• Task to carry out
Each line containing the word "this" needs to be copied.
§
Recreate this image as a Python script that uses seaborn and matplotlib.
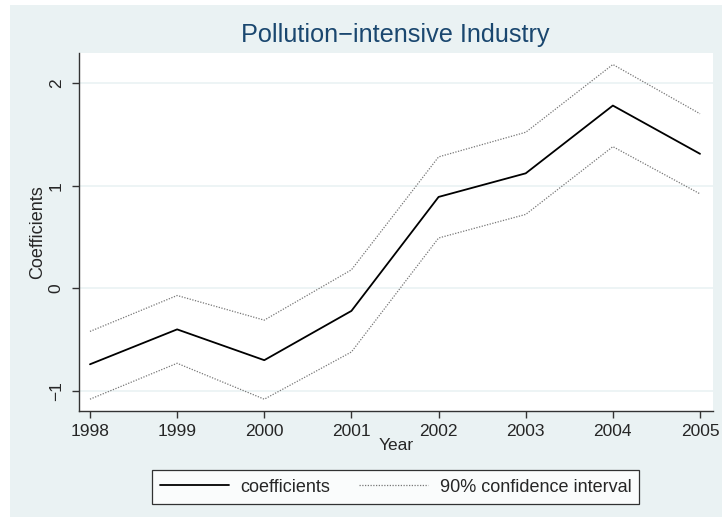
import numpy as np
import pandas as pd
import matplotlib
matplotlib.use("Agg")
import matplotlib.pyplot as plt
from matplotlib.patches import Rectangle
import seaborn as sns

years = [1998, 1999, 2000, 2001, 2002, 2003, 2004, 2005]
coef = [-0.74, -0.40, -0.70, -0.22, 0.89, 1.12, 1.78, 1.31]
upper = [-0.42, -0.07, -0.31, 0.18, 1.28, 1.52, 2.18, 1.70]
lower = [-1.08, -0.73, -1.08, -0.62, 0.49, 0.72, 1.38, 0.92]

df = pd.DataFrame({"Year": years, "coef": coef, "upper": upper, "lower": lower})

sns.set_style("white")
plt.rcParams['font.family'] = ['Liberation Sans', 'DejaVu Sans']

bg = "#EAF2F3"
fig = plt.figure(figsize=(7.22, 5.17), dpi=100, facecolor=bg)
# thin white margin at top and left, as in the exported graph
fig.patches.append(Rectangle((0, 0), 10 / 722, 1, transform=fig.transFigure,
                             facecolor="white", edgecolor="none", zorder=-1))
fig.patches.append(Rectangle((0, 1 - 5 / 517), 1, 5 / 517, transform=fig.transFigure,
                             facecolor="white", edgecolor="none", zorder=-1))

ax = fig.add_axes([79 / 722, 1 - 411 / 517, 634 / 722, 358 / 517])
ax.set_facecolor("white")

sns.lineplot(data=df, x="Year", y="coef", ax=ax, color="black", linewidth=1.3,
             label="coefficients")
sns.lineplot(data=df, x="Year", y="upper", ax=ax, color="#777777", linewidth=0.9,
             linestyle=(0, (1, 1.2)), label="90% confidence interval")
sns.lineplot(data=df, x="Year", y="lower", ax=ax, color="#777777", linewidth=0.9,
             linestyle=(0, (1, 1.2)))

ax.set_xlim(1997.874, 2005.149)
ax.set_ylim(-1.195, 2.292)
ax.set_xticks(years)
ax.set_yticks([-1, 0, 1, 2])
ax.set_yticklabels(["\u22121", "0", "1", "2"], rotation=90, va="center")
ax.grid(axis="y", color=bg, linewidth=1.2)
ax.set_axisbelow(True)
for s in ["top", "right"]:
    ax.spines[s].set_visible(False)
for s in ["left", "bottom"]:
    ax.spines[s].set_color("#333333")
    ax.spines[s].set_linewidth(1.0)
ax.tick_params(axis="both", length=5, width=1, color="#333333", labelsize=12.5,
               direction="out", left=True, bottom=True)
ax.tick_params(axis="x", pad=4)
ax.tick_params(axis="y", pad=6)
ax.set_xlabel("Year", fontsize=12.5, labelpad=0)
ax.set_ylabel("Coefficients", fontsize=13, labelpad=2)

fig.text(0.547, 0.932, "Pollution\u2212intensive Industry", ha="center", va="center",
         fontsize=18.2, color="#1A476F")

handles, labels = ax.get_legend_handles_labels()
ax.get_legend().remove()
leg = fig.legend(handles, labels, loc="center", bbox_to_anchor=(0.548, 0.058), ncol=2,
                 frameon=True, fancybox=False, fontsize=13, handlelength=3.8,
                 handletextpad=0.65, columnspacing=1.6, borderpad=0.45)
leg.get_frame().set_edgecolor("black")
leg.get_frame().set_linewidth(0.9)

fig.savefig("out.png", dpi=100, facecolor=bg)
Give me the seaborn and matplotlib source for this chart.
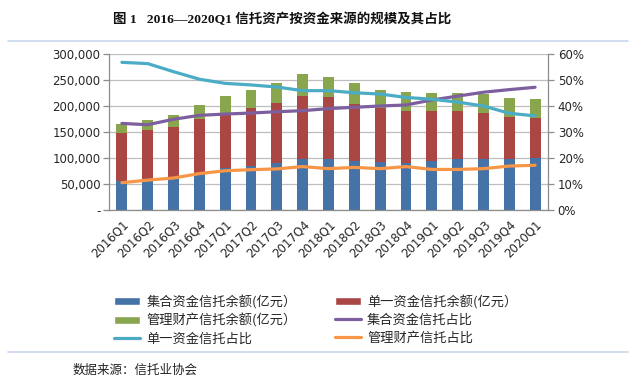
import matplotlib
matplotlib.use("Agg")
import matplotlib.pyplot as plt
import seaborn as sns
import numpy as np
import pandas as pd
from matplotlib.patches import Patch
from matplotlib.lines import Line2D
from matplotlib.ticker import FuncFormatter

quarters = ["2016Q1", "2016Q2", "2016Q3", "2016Q4", "2017Q1", "2017Q2", "2017Q3", "2017Q4",
            "2018Q1", "2018Q2", "2018Q3", "2018Q4", "2019Q1", "2019Q2", "2019Q3", "2019Q4", "2020Q1"]
# 亿元
collective = [55100, 57700, 59000, 67300, 80000, 84600, 90400, 98700,
              99000, 94900, 93000, 89700, 94900, 98000, 98700, 98700, 100600]
single = [93600, 96100, 101000, 107700, 104600, 110900, 116000, 120300,
          117700, 108900, 102500, 100000, 95500, 92400, 87200, 80800, 77000]
managed = [16700, 19200, 22000, 27000, 34400, 35300, 37200, 42500,
           39700, 39800, 35300, 37200, 35200, 35200, 36500, 36500, 35900]
# 占比 (%)
collective_pct = [33.3, 32.8, 34.9, 36.4, 36.9, 37.3, 37.8, 38.2, 39.0, 39.5, 40.0, 40.4, 42.3, 43.8, 45.3, 46.3, 47.2]
single_pct = [56.8, 56.3, 53.2, 50.3, 48.7, 48.1, 47.3, 45.9, 45.9, 45.1, 44.6, 43.3, 42.6, 41.5, 40.0, 37.2, 36.2]
managed_pct = [10.5, 11.5, 12.3, 14.0, 15.1, 15.5, 15.8, 16.7, 15.9, 16.4, 15.9, 16.7, 15.6, 15.6, 15.9, 16.9, 17.2]

legend_labels = ["集合资金信托余额(亿元）", "单一资金信托余额(亿元）", "管理财产信托余额(亿元）",
                 "集合资金信托占比", "单一资金信托占比", "管理财产信托占比"]
title = "图 1   2016—2020Q1 信托资产按资金来源的规模及其占比"
source = "数据来源：信托业协会"

c_blue, c_red, c_green = "#4572A7", "#AA4643", "#89A54E"
c_purple, c_cyan, c_orange = "#7D5FA0", "#4BACC6", "#F79646"

sns.set_style("white")
plt.rcParams["font.family"] = ["Noto Sans CJK SC", "DejaVu Sans"]

fig = plt.figure(figsize=(6.39, 3.86), dpi=100)
ax = fig.add_axes([109 / 639, 1 - 210 / 386, (548 - 109) / 639, (210 - 54) / 386])

df = pd.DataFrame({"q": quarters, "a": collective, "b": single, "c": managed})
df["ab"] = df["a"] + df["b"]
df["abc"] = df["ab"] + df["c"]

bw = 0.42
sns.barplot(data=df, x="q", y="abc", color=c_green, width=bw, saturation=1, ax=ax, edgecolor="none", zorder=2)
sns.barplot(data=df, x="q", y="ab", color=c_red, width=bw, saturation=1, ax=ax, edgecolor="none", zorder=2)
sns.barplot(data=df, x="q", y="a", color=c_blue, width=bw, saturation=1, ax=ax, edgecolor="none", zorder=2)

ax.set_xlim(-0.5, len(quarters) - 0.5)
ax.set_ylim(0, 300000)
ax.set_yticks(np.arange(0, 300001, 50000))
ax.yaxis.set_major_formatter(FuncFormatter(lambda v, p: "-" if v == 0 else f"{int(v):,}"))
ax.set_xlabel("")
ax.set_ylabel("")
ax.grid(axis="y", color="#BEBEBE", linewidth=0.9, zorder=0)
ax.set_axisbelow(True)
for s in ["top", "right"]:
    ax.spines[s].set_visible(False)
for s in ["left", "bottom"]:
    ax.spines[s].set_color("#8C8C8C")
    ax.spines[s].set_linewidth(0.9)

ax.set_xticks(np.arange(len(quarters)))
ax.set_xticklabels(quarters, rotation=45, ha="right", va="top", rotation_mode="anchor",
                   fontsize=8.5, family="DejaVu Sans")
ax.tick_params(axis="x", length=0, pad=6)
ax.set_xticks(np.arange(-0.5, len(quarters), 1), minor=True)
ax.tick_params(axis="x", which="minor", length=4, color="#8C8C8C", width=0.9, direction="out")
ax.tick_params(axis="y", length=4, color="#8C8C8C", width=0.9, direction="out", pad=2, labelsize=8.5)
for t in ax.get_yticklabels():
    t.set_family("DejaVu Sans")

ax2 = ax.twinx()
xpos = np.arange(len(quarters))
lw = 2.3
sns.lineplot(x=xpos, y=collective_pct, ax=ax2, color=c_purple, linewidth=lw)
sns.lineplot(x=xpos, y=single_pct, ax=ax2, color=c_cyan, linewidth=lw)
sns.lineplot(x=xpos, y=managed_pct, ax=ax2, color=c_orange, linewidth=lw)
ax2.set_ylim(0, 60)
ax2.set_yticks(np.arange(0, 61, 10))
ax2.yaxis.set_major_formatter(FuncFormatter(lambda v, p: f"{int(v)}%"))
ax2.set_xlim(-0.5, len(quarters) - 0.5)
ax2.set_ylabel("")
for s in ["top", "left", "bottom"]:
    ax2.spines[s].set_visible(False)
ax2.spines["right"].set_color("#8C8C8C")
ax2.spines["right"].set_linewidth(0.9)
ax2.tick_params(axis="y", length=4, color="#8C8C8C", width=0.9, direction="out", pad=3, labelsize=8.5)
for t in ax2.get_yticklabels():
    t.set_family("DejaVu Sans")

handles = [Patch(facecolor=c_blue), Patch(facecolor=c_red), Patch(facecolor=c_green),
           Line2D([], [], color=c_purple, linewidth=2.3), Line2D([], [], color=c_cyan, linewidth=2.3),
           Line2D([], [], color=c_orange, linewidth=2.3)]
order = [0, 2, 4, 1, 3, 5]
fig.legend([handles[i] for i in order], [legend_labels[i] for i in order],
           ncol=2, loc="upper left", bbox_to_anchor=(102 / 639, 1 - 283 / 386),
           frameon=False, fontsize=9.5, handlelength=2.0, handleheight=0.55,
           columnspacing=2.9, labelspacing=0.35, handletextpad=0.45)

fig.text(282 / 639, 1 - 19 / 386, title, ha="center", va="center", fontsize=9.7, fontweight="bold",
         family=["Liberation Serif", "Noto Sans CJK SC"], color="#111111")
fig.add_artist(Line2D([8 / 639, 628 / 639], [1 - 41 / 386, 1 - 41 / 386], color="#C9D8EC", linewidth=1.2))
fig.add_artist(Line2D([8 / 639, 628 / 639], [1 - 352 / 386, 1 - 352 / 386], color="#C9D8EC", linewidth=1.2))
fig.text(73 / 639, 1 - 370 / 386, source, ha="left", va="center", fontsize=9, color="#222222")

fig.savefig("out.png", dpi=100)
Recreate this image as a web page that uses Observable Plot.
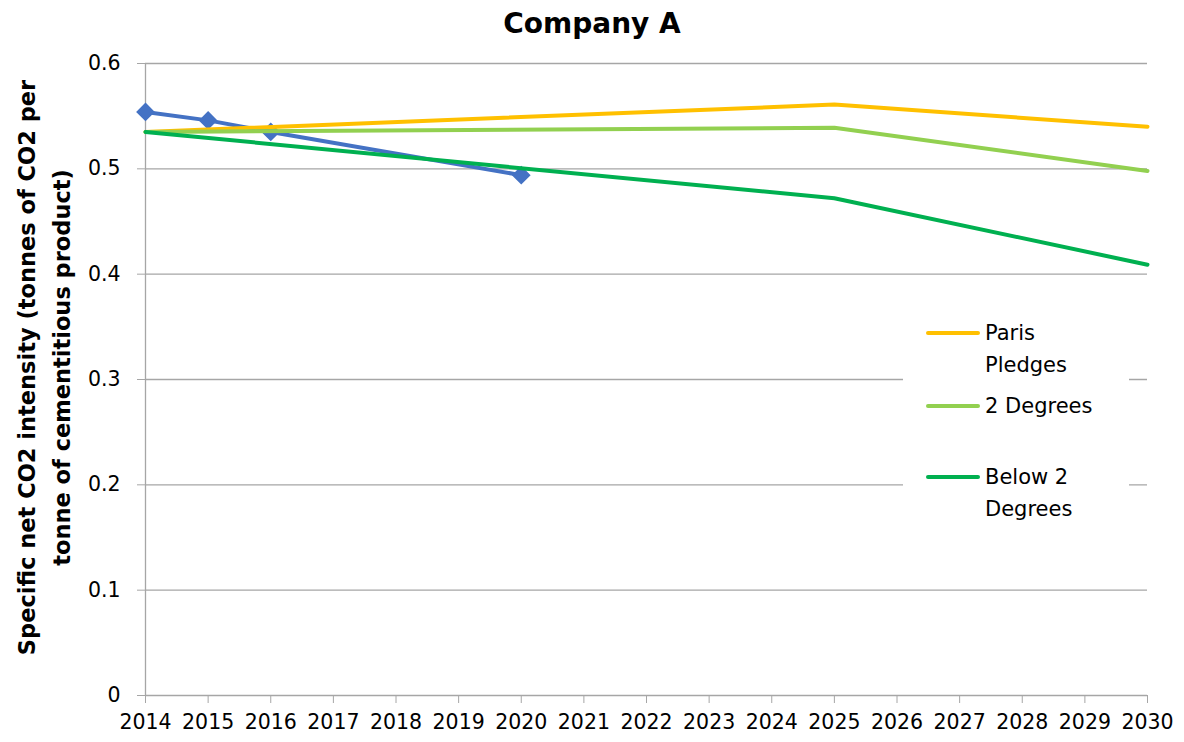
§
• Full answer
Recreate this image as a Python script that uses seaborn and matplotlib.
Give me the seaborn and matplotlib source for this chart.
Recreate this image as a web page that uses Observable Plot.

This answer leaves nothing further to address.